The current extreme heat is likely to stem from a “special case” of high pressure from a West Pacific subtropical high extending over much of Asia, said Cai Wenju, a researcher with Australia’s national scientific research institute, CSIRO.
On Wednesday, China’s southwestern province of Sichuan said it would ration power supplies to homes, offices and shopping malls, after having already ordered energy-intensive metals and fertiliser producers to curb operations.
In what appears to be an official call to cut back use of electricity, government offices were asked to set air conditioners no lower than 26 degrees Celsius (79 Fahrenheit) and use more staircases instead of lifts, the Sichuan Daily, run by the provincial government, said. Fountains, light shows and commercial activities after dark are to be suspended, it added.
Power shortages have also prompted several companies in the sprawling Chongqing region bordering Sichuan to say they would suspend production.

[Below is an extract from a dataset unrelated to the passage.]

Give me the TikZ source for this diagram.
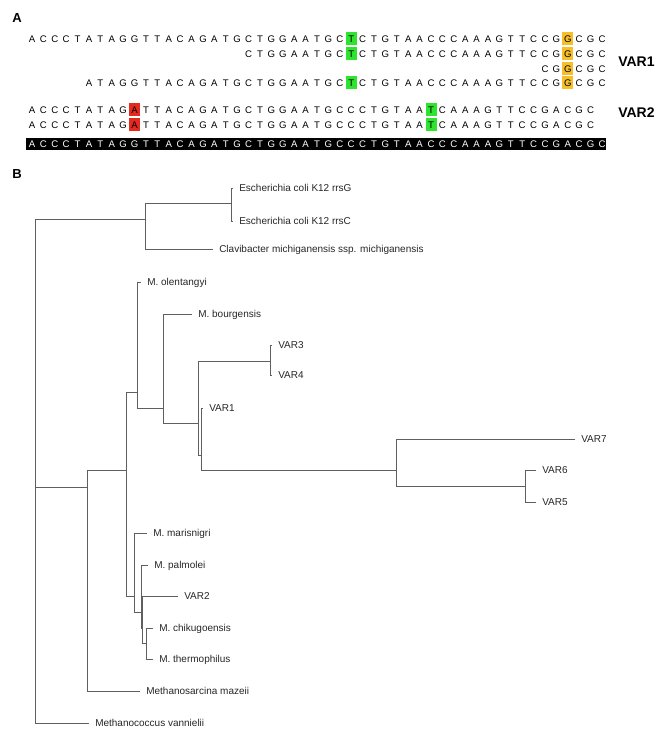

Chinese vice premier Han Zheng visited the State Grid Corporation on Wednesday and said further efforts were needed to ensure power supply for residents and key industries, and to prevent power cuts, according to a state media report.
China should accelerate the construction of key projects, improve power load management and promote the joint operation of coal power and renewable energy, Han said.
Hydropower makes up about 80pc of Sichuan’s power capacity, but dwindling water flows on the Yangtze and its tributaries led to a struggle to meet mounting demand for air conditioning as temperatures soared to 40C(104F) and beyond.
Average precipitation in Sichuan is 51pc less than that of previous years, according to state news agency Xinhua, which cited the provincial branch of State Grid.
Some reservoirs have dried up, after water from major rivers reduced by as much as half, it said. Drought throughout the Yangtze river basin was also “adversely affecting” drinking water for rural people and livestock, as well as the growth of crops, the water resources ministry said in a notice.